Copy each line below that includes "chart".

*DATA SECTION*
════
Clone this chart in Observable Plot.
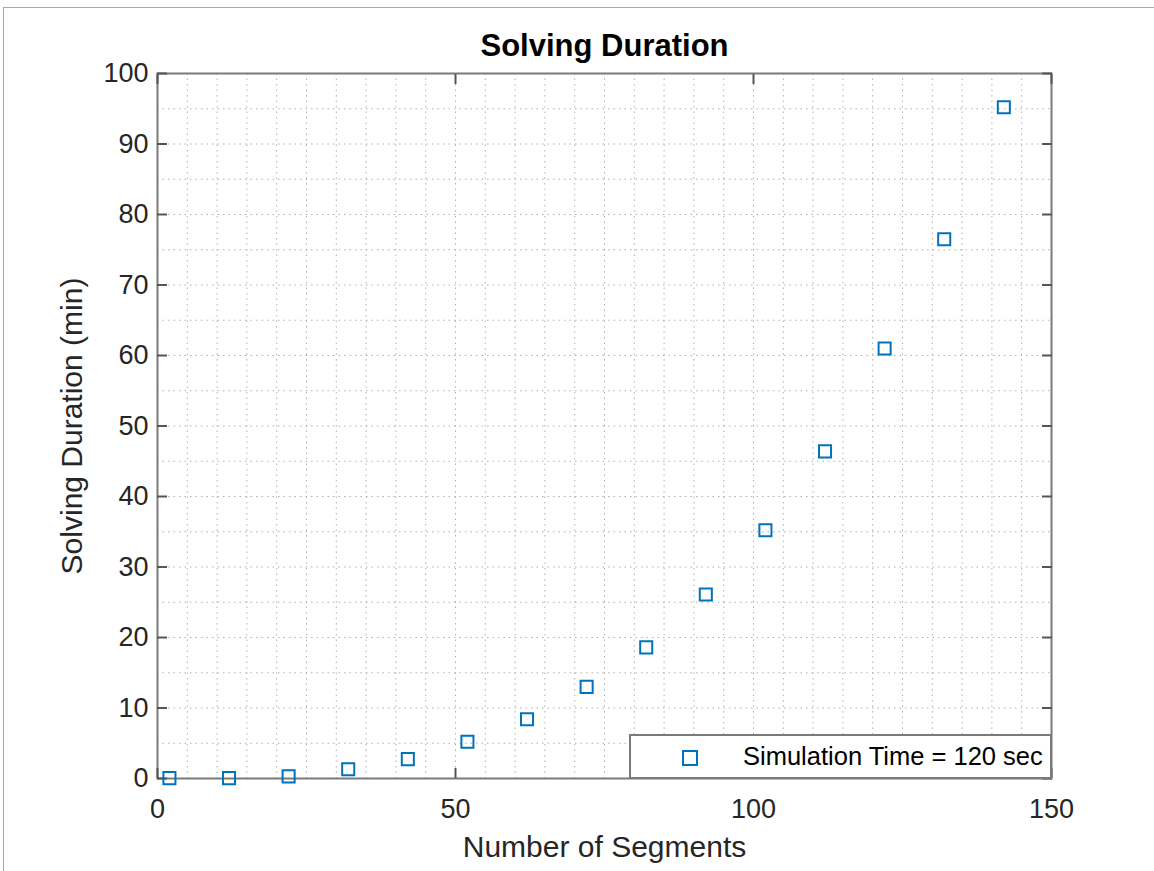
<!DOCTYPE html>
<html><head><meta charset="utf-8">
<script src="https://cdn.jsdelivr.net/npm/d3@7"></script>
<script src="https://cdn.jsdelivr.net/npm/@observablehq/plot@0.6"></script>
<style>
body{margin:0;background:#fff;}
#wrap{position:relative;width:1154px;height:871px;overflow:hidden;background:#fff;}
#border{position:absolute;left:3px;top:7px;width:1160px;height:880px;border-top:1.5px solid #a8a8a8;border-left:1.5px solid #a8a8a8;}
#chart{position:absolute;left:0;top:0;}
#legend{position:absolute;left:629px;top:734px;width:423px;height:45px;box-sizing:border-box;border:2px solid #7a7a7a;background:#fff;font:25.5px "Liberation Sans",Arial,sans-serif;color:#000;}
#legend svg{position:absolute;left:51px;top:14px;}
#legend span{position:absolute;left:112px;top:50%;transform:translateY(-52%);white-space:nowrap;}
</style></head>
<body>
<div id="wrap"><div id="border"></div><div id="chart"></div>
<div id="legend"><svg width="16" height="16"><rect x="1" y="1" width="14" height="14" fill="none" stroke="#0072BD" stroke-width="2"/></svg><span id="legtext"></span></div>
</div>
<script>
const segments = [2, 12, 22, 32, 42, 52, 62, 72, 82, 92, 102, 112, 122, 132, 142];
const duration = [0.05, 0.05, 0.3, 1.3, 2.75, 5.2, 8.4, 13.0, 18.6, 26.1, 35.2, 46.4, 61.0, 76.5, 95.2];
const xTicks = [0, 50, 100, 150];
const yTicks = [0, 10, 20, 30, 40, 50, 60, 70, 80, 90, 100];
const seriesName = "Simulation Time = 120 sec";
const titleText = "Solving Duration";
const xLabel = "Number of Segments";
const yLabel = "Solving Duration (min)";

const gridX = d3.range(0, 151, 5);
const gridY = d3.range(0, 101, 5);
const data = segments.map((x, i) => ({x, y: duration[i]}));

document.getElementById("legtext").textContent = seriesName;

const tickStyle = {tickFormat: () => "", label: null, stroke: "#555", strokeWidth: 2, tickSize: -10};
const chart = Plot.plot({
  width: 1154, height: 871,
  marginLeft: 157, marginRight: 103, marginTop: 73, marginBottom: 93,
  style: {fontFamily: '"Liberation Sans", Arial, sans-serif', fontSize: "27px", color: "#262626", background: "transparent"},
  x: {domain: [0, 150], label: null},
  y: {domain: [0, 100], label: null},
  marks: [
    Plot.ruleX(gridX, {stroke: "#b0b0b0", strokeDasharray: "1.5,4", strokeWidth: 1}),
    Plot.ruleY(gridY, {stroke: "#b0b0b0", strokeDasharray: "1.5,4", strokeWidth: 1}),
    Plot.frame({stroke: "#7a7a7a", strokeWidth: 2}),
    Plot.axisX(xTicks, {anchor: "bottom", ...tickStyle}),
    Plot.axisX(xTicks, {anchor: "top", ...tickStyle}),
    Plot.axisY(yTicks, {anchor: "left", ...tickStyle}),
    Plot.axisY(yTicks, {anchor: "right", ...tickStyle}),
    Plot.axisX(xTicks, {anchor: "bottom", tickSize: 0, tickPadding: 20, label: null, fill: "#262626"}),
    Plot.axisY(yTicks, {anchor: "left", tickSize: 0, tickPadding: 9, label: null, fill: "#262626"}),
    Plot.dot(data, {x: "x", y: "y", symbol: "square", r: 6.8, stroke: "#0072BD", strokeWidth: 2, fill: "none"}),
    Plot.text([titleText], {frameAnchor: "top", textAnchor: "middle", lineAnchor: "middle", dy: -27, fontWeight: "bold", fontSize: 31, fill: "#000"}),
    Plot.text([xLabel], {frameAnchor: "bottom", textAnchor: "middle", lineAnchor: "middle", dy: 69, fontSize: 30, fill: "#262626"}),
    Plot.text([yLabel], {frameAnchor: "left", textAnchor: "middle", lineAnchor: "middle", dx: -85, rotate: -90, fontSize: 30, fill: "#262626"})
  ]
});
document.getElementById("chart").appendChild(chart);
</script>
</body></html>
════
*FINISHED TASK*
Clone this chart in Observable Plot.
#chart{position:absolute;left:0;top:0;}
<div id="wrap"><div id="border"></div><div id="chart"></div>
const chart = Plot.plot({
document.getElementById("chart").appendChild(chart);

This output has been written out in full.